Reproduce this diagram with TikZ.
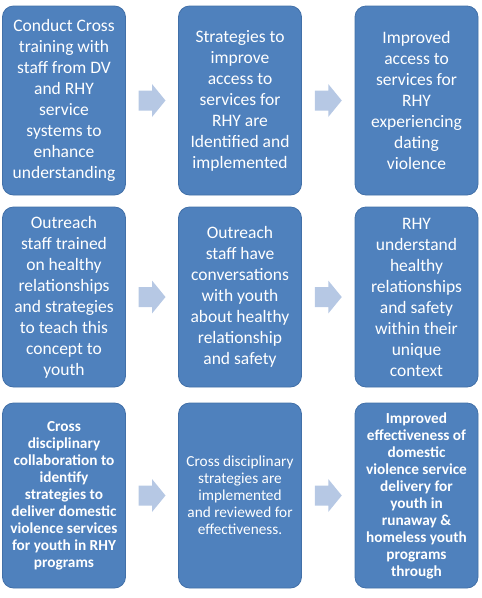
\documentclass[tikz,border=0pt]{standalone}
\usepackage{fontspec}
\setmainfont{Carlito}
\usetikzlibrary{calc}
\definecolor{boxc}{RGB}{79,129,189}
\definecolor{boxd}{RGB}{66,112,168}
\definecolor{arrc}{RGB}{182,200,228}
\newcommand{\blockarrow}[1]{%
  \fill[arrc] ([shift={(-13.5,-10)}]#1) -- ([shift={(0,-10)}]#1) -- ([shift={(0,-16.5)}]#1)
    -- ([shift={(13.5,0)}]#1) -- ([shift={(0,16.5)}]#1) -- ([shift={(0,10)}]#1)
    -- ([shift={(-13.5,10)}]#1) -- cycle;}
\begin{document}
\begin{tikzpicture}[x=1pt,y=-1pt,
  box/.style={draw=boxd, fill=boxc, line width=0.8pt, rounded corners=11pt,
    text=white, align=center, inner sep=0pt, minimum width=123},
  big/.style={font=\fontsize{17.5}{21}\selectfont},
  small/.style={font=\fontsize{15.3}{17}\selectfont},
  smallb/.style={font=\fontsize{15.3}{17}\selectfont\bfseries}]
\useasboundingbox (0,0) rectangle (482,598);
% row 1
\node[box, big, minimum height=189] (a1) at (64,100.5) {Conduct Cross\\training with\\staff from DV\\and RHY\\service\\systems to\\enhance\\understanding};
\node[box, big, minimum height=189] (a2) at (240,100.5) {Strategies to\\improve\\access to\\services for\\RHY are\\Identified and\\implemented};
\node[box, big, minimum height=189] (a3) at (416.5,100.5) {Improved\\access to\\services for\\RHY\\experiencing\\dating\\violence};
% row 2
\node[box, big, minimum height=180] (b1) at (64,297) {Outreach\\staff trained\\on healthy\\relationships\\and strategies\\to teach this\\concept to\\youth};
\node[box, big, minimum height=180] (b2) at (240,297) {Outreach\\staff have\\conversations\\with youth\\about healthy\\relationship\\and safety};
\node[box, big, minimum height=180] (b3) at (416.5,297) {RHY\\understand\\healthy\\relationships\\and safety\\within their\\unique\\context};
% row 3
\node[box, smallb, minimum height=185] (c1) at (64,495.5) {Cross\\disciplinary\\collaboration to\\identify\\strategies to\\deliver domestic\\violence services\\for youth in RHY\\programs};
\node[box, small, minimum height=185] (c2) at (240,495.5) {Cross disciplinary\\strategies are\\implemented\\and reviewed for\\effectiveness.};
\node[box, smallb, minimum height=185] (c3) at (416.5,495.5) {Improved\\effectiveness of\\domestic\\violence service\\delivery for\\youth in\\runaway \&\\homeless youth\\programs\\through};
% arrows
\foreach \p/\q in {a1/a2,a2/a3,b1/b2,b2/b3,c1/c2,c2/c3}{
  \coordinate (m\p) at ($(\p.east)!0.5!(\q.west)$);
  \blockarrow{m\p}
}
\end{tikzpicture}
\end{document}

#### Challenge:
Copy the data word for word. Pictures do not go in the copy.

#### Response for this exercise:
Reproduce this diagram with TikZ.
\documentclass[tikz,border=0pt]{standalone}
\usepackage{fontspec}
\setmainfont{Carlito}
\usetikzlibrary{calc}
\definecolor{boxc}{RGB}{79,129,189}
\definecolor{boxd}{RGB}{66,112,168}
\definecolor{arrc}{RGB}{182,200,228}
\newcommand{\blockarrow}[1]{%
  \fill[arrc] ([shift={(-13.5,-10)}]#1) -- ([shift={(0,-10)}]#1) -- ([shift={(0,-16.5)}]#1)
    -- ([shift={(13.5,0)}]#1) -- ([shift={(0,16.5)}]#1) -- ([shift={(0,10)}]#1)
    -- ([shift={(-13.5,10)}]#1) -- cycle;}
\begin{document}
\begin{tikzpicture}[x=1pt,y=-1pt,
  box/.style={draw=boxd, fill=boxc, line width=0.8pt, rounded corners=11pt,
    text=white, align=center, inner sep=0pt, minimum width=123},
  big/.style={font=\fontsize{17.5}{21}\selectfont},
  small/.style={font=\fontsize{15.3}{17}\selectfont},
  smallb/.style={font=\fontsize{15.3}{17}\selectfont\bfseries}]
\useasboundingbox (0,0) rectangle (482,598);
% row 1
\node[box, big, minimum height=189] (a1) at (64,100.5) {Conduct Cross\\training with\\staff from DV\\and RHY\\service\\systems to\\enhance\\understanding};
\node[box, big, minimum height=189] (a2) at (240,100.5) {Strategies to\\improve\\access to\\services for\\RHY are\\Identified and\\implemented};
\node[box, big, minimum height=189] (a3) at (416.5,100.5) {Improved\\access to\\services for\\RHY\\experiencing\\dating\\violence};
% row 2
\node[box, big, minimum height=180] (b1) at (64,297) {Outreach\\staff trained\\on healthy\\relationships\\and strategies\\to teach this\\concept to\\youth};
\node[box, big, minimum height=180] (b2) at (240,297) {Outreach\\staff have\\conversations\\with youth\\about healthy\\relationship\\and safety};
\node[box, big, minimum height=180] (b3) at (416.5,297) {RHY\\understand\\healthy\\relationships\\and safety\\within their\\unique\\context};
% row 3
\node[box, smallb, minimum height=185] (c1) at (64,495.5) {Cross\\disciplinary\\collaboration to\\identify\\strategies to\\deliver domestic\\violence services\\for youth in RHY\\programs};
\node[box, small, minimum height=185] (c2) at (240,495.5) {Cross disciplinary\\strategies are\\implemented\\and reviewed for\\effectiveness.};
\node[box, smallb, minimum height=185] (c3) at (416.5,495.5) {Improved\\effectiveness of\\domestic\\violence service\\delivery for\\youth in\\runaway \&\\homeless youth\\programs\\through};
% arrows
\foreach \p/\q in {a1/a2,a2/a3,b1/b2,b2/b3,c1/c2,c2/c3}{
  \coordinate (m\p) at ($(\p.east)!0.5!(\q.west)$);
  \blockarrow{m\p}
}
\end{tikzpicture}
\end{document}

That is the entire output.